Some would suggest a smaller wall of separation. This would be a religiously neutral governance. Religion is not anathema within government, but no religion is placed above another. This is almost impossible to practice consistently. Secularism tends to still become the “favored religion”. This may work better than some choices (or not), but it still does provide little answer to the question of the relationship between Christ and Government for Christians. With the big wall and the small wall, there still tends to be a compartmentalization of faith in the lives of Christians.

On the other hand, some Christians aggressively believe in a theocratic ideal. Christ rules a “Christian nation”. This has been promoted by many Christians. It certainly removes the issue of compartmentalization of faith. However, it seems to seek more of an Islamic ideal for the relationship between faith and governance than a Christian ideal. This ideal has problems when Christianity is the minority faith (as it is in Islamic, Hindu, or Buddhist dominant countries). Even in countries such as the United States or Philippines where Christianity is dominant, there can be communities where other religions are dominant, such as Mormonism, Islam, or Secularism. It is easy to love the power of being the dominant religion in a community. But is one willing to accept the active or passive persecution associated with being a minority faith? Many Christians in the US want to see public prayer restored to schools, but are they willing to accept public prayers in schools where the prayers are directed to the local dominant deity (such as the Mormon Elohim or the Islamic Allah)?

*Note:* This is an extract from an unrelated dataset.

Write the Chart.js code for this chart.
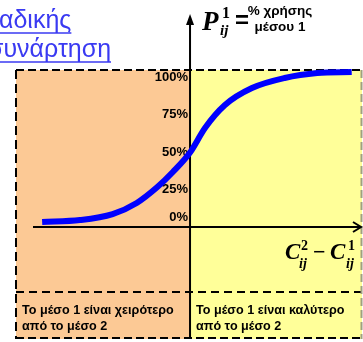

Why is this important? In missions, people come from one government system into another government system. When Christ is brought over, so are attitudes about government (for good or for ill). If a missionary comes from a democratic system, should one assume that Christ loves democracy and wants to change all governments to democracy?  On the other hand, is Christ only interested in spiritual change? Does He lack concern about social injustices and corruption that are allowed (or even encouraged) by the local government. Should missionaries be active in governmental change, or just be quiet and happy as a “guest” of the host country?

How should churches relate to government. Can they love their country while opposing their nation? Should they risk losing registration or tax benefits by challenging the government?

Dietrich Bonhoeffer spent his entire adult life mulling over this question. His denomination attached itself, for the most part, to the local governance of Nazi Germany. Shouldn’t their allegiance to Christ take preeminance over their allegiance to Hitler?  But if so, how should they have demonstrated that?  American churches often closely link faith and patriotism.  Are their problems with that? Here in the Philippines, there is a fairly low wall of separation between church and state. Many evangelicals here assume that by voting evangelical Christians into political office that government will improve. But would improvement be the result? And what is the real agenda… is it seeking to improve government or to take the power away from other religious groups for themselves?

This is a rambling post. But this is something we as Christians, and ambassadors to the world must think about. What is the relationship between Christ and Government, and how should that affect what we do as individuals and as people of God?